[Haskell] offside rule question
Brian Smith
brianlsmith at gmail.com
Thu Jul 14 20:58:19 EDT 2005
On 7/14/05, Frederik Eaton <frederik at a5.repetae.net> wrote:
> On Thu, Jul 14, 2005 at 03:15:32AM +0200, Lennart Augustsson wrote:
> > The offside rule is patronizing. :)
> > It tries to force you to lay out your program in a certain way.
> > If you like that way, good.
>
> I disagree. The offside rule in general makes a more concise syntax
> available to the programmer, who would probably choose a similar
> indentation style anyway. The issue that I brought up is a case where
> the programmer is *prevented* from using a certain syntax, for the
> sole reason that, if what you say is correct, someone has determined
> that the prohibition is "good for him". I dislike such design
> rationales because they always end up hurting advanced users, who may
> have atypical needs, but who should ideally play an important role in
> promoting the language to others; it makes it seem like the plan is
I don't understand how a rule that requires one to prefer
easier-to-read layout over more-difficult-to-read layout is bad, if
each alternative is of equal verbosity (as is the case here).

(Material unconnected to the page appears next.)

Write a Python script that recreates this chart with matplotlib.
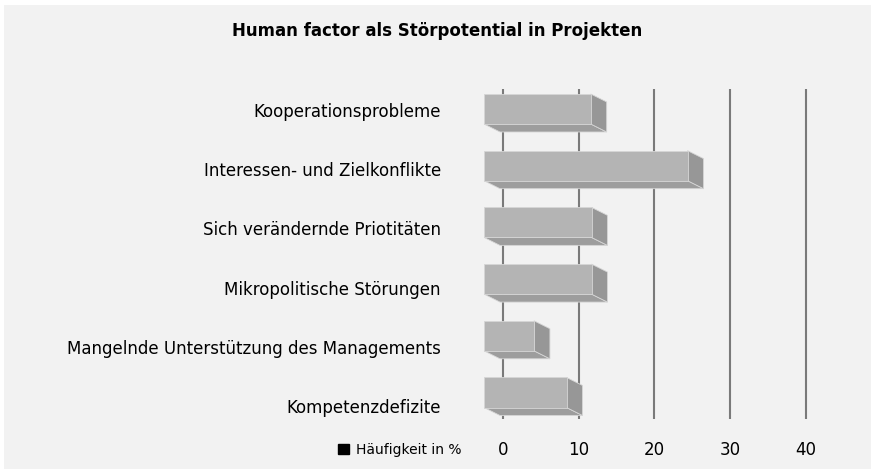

The offsides rule makes code written by you, an advanced user, easier
to read by me, a novice user. As a novice, I assume code will be
pretty simple and easy to read when it uses the layout rules. But,
when I see a brace, then I automatically think "Oh my god--this guy is
about to blow my mind." The easier it is for me to read your advanced
code, the easier it is for me to write the simple, mundane, boring
parts of the program for you. Thus, the offsides rule helps you, the
advanced user, by allowing you to delegate boring responsibilities to
novice users like me*.
When I write this simple, boring code, you will probably have to debug
it when I make my inevitable mistakes. Here, the offsides rule helps
the advanced users again by ensuring that my simple-but-wrong code is
easier for you guys to read and correct.
IMO, the bad think about Haskell's layout rules is not that they are
too restrictive, but rather that they are not always intuitive. This
is also the problem with Haskell's comment syntax. For example, "--*"
is not a comment, but rather an identifier. This is something that
even advanced users could overlook. ;)
- Brian (undergraduate student)
* Haskell Communities and Activities Report
http://www.haskell.org/communities/05-2005/html/report.html
"Be lazy – get students to do your work for you."